2. The Creep Standing Alone Within the Most Crowded Part of the Grounds
I never understand how this guys gets in, but I guess when there’s a will there’s a way. One would typically associate the word “idiot” with this cardboard and Sharpie dreamer; however, I have to give him some credit. He came to the right place. I can bet you there were plenty of drunk enough people willing to give him a hug (for free!). You'll also find yourself passing him like five times during the day/night. He just never seems to go away (or give up).
3. The Basic "Bro"
He walks in a pack with other wearers of bro tanks, pastel colored shorts and Ray-Ban sunglasses. His confidence streams directly from his overly-toned arms, and you constantly see him checking to make sure he's flexing as he hold that plastic cup of beer in his hand. Although he knows how to dress for the fest, he really has no genuine knowledge or interest music. You’ll find him at Timeflies because “bitches love Timeflies.”
4. The Chill 40-Year-Old Couple
These beer-lovers are definitely on the older spectrum of your typical festin’ crowd, but everyone knows they're there to have a night-off from parenting with zero judgements of others so they can still get away with going to Walk the Moon. Outfits are never their strong suit, but everyone can tell that they just want to drink their beer and have a good time, similar to most young adults attending this music festival. Normally, teens would consider the presence of actual adults an annoyance, but no one’s going to turn down a possible shot at free beer. Not to mention that this couple gives zero shits and totally won’t be afraid to shout “back the f*ck up” at the naive 16-year-old boy pushing through the crowd to get to his “friend” who is supposedly in the front row.
Although the 70 and up crowd is incredibly cute, you have to wonder why they decided to go anywhere near the Miller Lite Oasis past 9 pm. But hey, it’s Summerfest! If there’s anytime to stop working on the 500-piece cat puzzle and stay a couple hours up past their bedtime, it’s now. All one can do is just hope no one spills beer on this precious, fragile couple whose love for slow dancing and music prevails through even the biggest of shit shows.

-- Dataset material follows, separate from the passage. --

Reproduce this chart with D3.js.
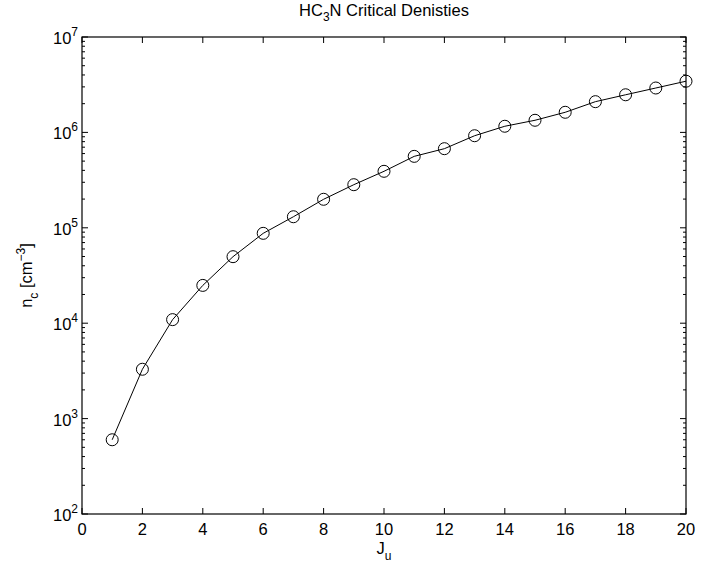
<!DOCTYPE html>
<html>
<head>
<meta charset="utf-8">
<script src="https://cdn.jsdelivr.net/npm/d3@7"></script>
<style>
  body { margin: 0; background: #fff; }
  text { font-family: "Liberation Sans", Arial, Helvetica, sans-serif; fill: #000; }
</style>
</head>
<body>
<div id="viz"></div>
<script>
// J_u levels and critical densities (cm^-3)
var levels    = [1, 2, 3, 4, 5, 6, 7, 8, 9, 10, 11, 12, 13, 14, 15, 16, 17, 18, 19, 20];
var densities = [600, 3290, 10900, 24900, 49800, 87500, 130600, 199000, 283000, 391000,
                 561000, 675000, 923000, 1160000, 1340000, 1625000, 2100000, 2480000, 2920000, 3440000];
var xTicks    = [0, 2, 4, 6, 8, 10, 12, 14, 16, 18, 20];
var yDecades  = [2, 3, 4, 5, 6, 7];

var W = 720, H = 565;
// plot box edges (don't call it "top", that's window.top)
var pL = 82, pR = 686, pT = 37, pB = 514;

var svg = d3.select("#viz").append("svg")
    .attr("width", W)
    .attr("height", H);

var x = d3.scaleLinear().domain([0, 20]).range([pL, pR]);
var y = d3.scaleLog().domain([1e2, 1e7]).range([pB, pT]);

// minor ticks on log axis
var minor = [];
for (var d = 2; d < 7; d++) {
  for (var m = 2; m <= 9; m++) minor.push(m * Math.pow(10, d));
}

var g = svg.append("g");

// x ticks, bottom and top, pointing inward
xTicks.forEach(function(t) {
  g.append("line").attr("x1", x(t)).attr("x2", x(t))
    .attr("y1", pB).attr("y2", pB - 6).attr("stroke", "#000");
  g.append("line").attr("x1", x(t)).attr("x2", x(t))
    .attr("y1", pT).attr("y2", pT + 6).attr("stroke", "#000");
  g.append("text").attr("x", x(t)).attr("y", 535)
    .attr("text-anchor", "middle").style("font-size", "16.5px").text(t);
});

// y major ticks + labels
yDecades.forEach(function(e) {
  var v = Math.pow(10, e);
  g.append("line").attr("x1", pL).attr("x2", pL + 6)
    .attr("y1", y(v)).attr("y2", y(v)).attr("stroke", "#000");
  g.append("line").attr("x1", pR).attr("x2", pR - 6)
    .attr("y1", y(v)).attr("y2", y(v)).attr("stroke", "#000");
  var lab = g.append("text").attr("x", 78).attr("y", y(v) + 7)
    .attr("text-anchor", "end").style("font-size", "16.5px");
  lab.append("tspan").text("10");
  lab.append("tspan").attr("dy", -8).style("font-size", "12px").text(e);
});

// y minor ticks
minor.forEach(function(v) {
  g.append("line").attr("x1", pL).attr("x2", pL + 3)
    .attr("y1", y(v)).attr("y2", y(v)).attr("stroke", "#000");
  g.append("line").attr("x1", pR).attr("x2", pR - 3)
    .attr("y1", y(v)).attr("y2", y(v)).attr("stroke", "#000");
});

// frame
g.append("rect")
  .attr("x", pL).attr("y", pT)
  .attr("width", pR - pL).attr("height", pB - pT)
  .attr("fill", "none").attr("stroke", "#000").attr("stroke-width", 1.2);

var pts = levels.map(function(l, i) { return [l, densities[i]]; });

var line = d3.line()
  .x(function(d) { return x(d[0]); })
  .y(function(d) { return y(d[1]); });

svg.append("path")
  .datum(pts)
  .attr("d", line)
  .attr("fill", "none")
  .attr("stroke", "#000")
  .attr("stroke-width", 1);

svg.selectAll("circle")
  .data(pts)
  .enter()
  .append("circle")
  .attr("cx", function(d) { return x(d[0]); })
  .attr("cy", function(d) { return y(d[1]); })
  .attr("r", 6)
  .attr("fill", "none")
  .attr("stroke", "#000")
  .attr("stroke-width", 1);

// title
var title = svg.append("text").attr("x", (pL + pR) / 2).attr("y", 16)
  .attr("text-anchor", "middle").style("font-size", "16.5px");
title.append("tspan").text("HC");
title.append("tspan").attr("dy", 5).style("font-size", "12px").text("3");
title.append("tspan").attr("dy", -5).text("N Critical Denisties");

// x label
var xl = svg.append("text").attr("x", (pL + pR) / 2).attr("y", 554)
  .attr("text-anchor", "middle").style("font-size", "16.5px");
xl.append("tspan").text("J");
xl.append("tspan").attr("dy", 6).style("font-size", "12px").text("u");

// y label
var yl = svg.append("text")
  .attr("transform", "translate(32," + ((pT + pB) / 2) + ") rotate(-90)")
  .attr("text-anchor", "middle").style("font-size", "16.5px");
yl.append("tspan").text("n");
yl.append("tspan").attr("dy", 6).style("font-size", "12px").text("c");
yl.append("tspan").attr("dy", -6).text(" [cm");
yl.append("tspan").attr("dy", -7).style("font-size", "12px").text("\u22123");
yl.append("tspan").attr("dy", 7).text("]");
</script>
</body>
</html>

6. The Perfectly Trendy Festival Regular
She’s either rich enough to afford all things Urban or her thrifting game is on fleek, because her outfits are ridiculously mismatching but put together. She knows every word to every hidden-gem band at the festival that you wish you already knew about, and you just want to hate her and her flat-as-a-board abs. But you don’t, because she’s so freaking cool and you kind of want to befriend her and find out where she gets all of her clothes. This trendy festival reg will make you spend the entire concert wondering if you could pull off any of the outfits she owns and how she gets her hair to obtain that perfect straight-wavy balance.